The Commerce Department believes industry practices to protect Internet users’ privacy, such as the creation of a Do Not Track online tool, should be voluntary but enforceable, a department official said on Wednesday.
“With or without legislation, we will have to upgrade the role of voluntary but enforceable codes of conduct,” said Daniel J. Weitzner, associate administrator for policy analysis at the National Telecommunications and Information Administration — a Commerce agency that shapes the Obama administration’s policy on the Internet. Do Not Track, a system patterned after the Do Not Call registry, would alert advertisers and other entities that collect data on a Web user’s behavior that the person does not want to be monitored online.
Weitzner spoke at a conference on the future of online consumer protections that the advocacy group Consumer Watchdog hosted. Marketers have created a lucrative business by collecting detailed data on Internet users’ behaviors and backgrounds, including estimates of income and family composition, to compile consumer profiles for corporate clients.
Do Not Track “is the perfect illustration for a robust stakeholder process to develop voluntary but enforceable codes of conduct,” Weitzner added.
Separately, the Federal Trade Commission on Wednesday released an online privacy framework intended to inform policymakers and Congress that, among other things, the agency recommends that a Do Not Track option be available on Internet browsers. “Many of us on the commission believe that it’s time for a Do Not Track mechanism with respect to third-party ads; that is, consumers should be able to choose whether to allow the collection of data about online searching and browsing,” FTC Chairman Jon Leibowitz said in prepared remarks. “A Do Not Track browser setting would serve as an easy, one-stop shop for consumers to express their choices, rather than on a company-by-company or industry-by-industry basis.”
On Thursday, a House subcommittee is scheduled to evaluate Do Not Track legislation that would mandate that companies comply with users’ requests. Daniel Castro, a senior analyst at the Information Technology and Innovation Foundation, is expected to testify that such requirements would hurt the Internet ecosystem, because online advertising allows Web services companies to offer users free content. He also plans to argue the mechanism would be costly to implement, would be hard to enforce and would result in marketers bombarding consumers with less-relevant ads, according to ITIF officials.
Commerce plans to publish its own policy paper shortly, but Weitzner was tight-lipped on its specifics.
“We think our report is important in enabling the administration to take a first concrete step into the privacy dialogue . . . and it will inform legislation in the end,” he said.

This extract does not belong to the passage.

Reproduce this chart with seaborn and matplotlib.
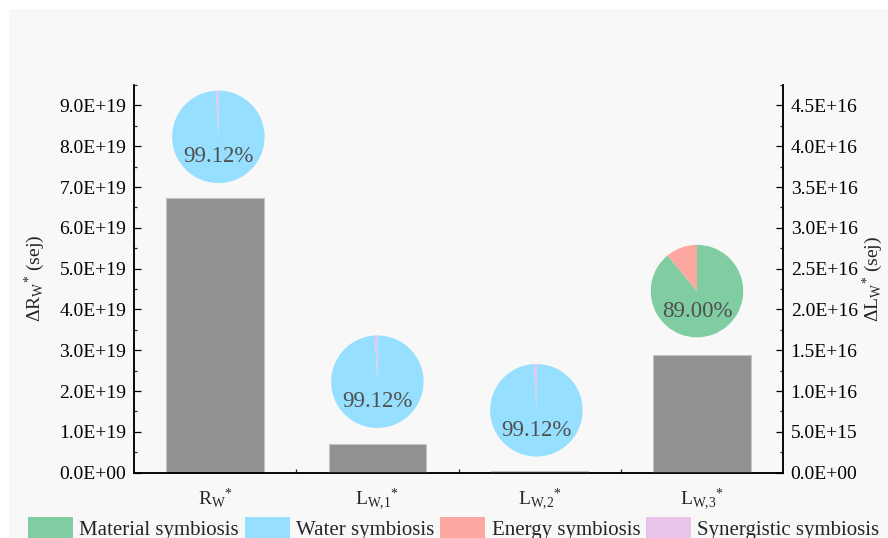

Weitzner would say only that the paper will address the need to maintain a balance between empowering users and preserving flexibility to keep up with the Internet’s evolution.
The feasibility of a Do Not Track option highlights this challenge, according to Weitzner. The easy part of creating the feature is the technology. Web services companies have the engineering capability to install such alerts. “What the signal actually means and who actually is obliged to respond to it,” he said, “is a much more complicated task.”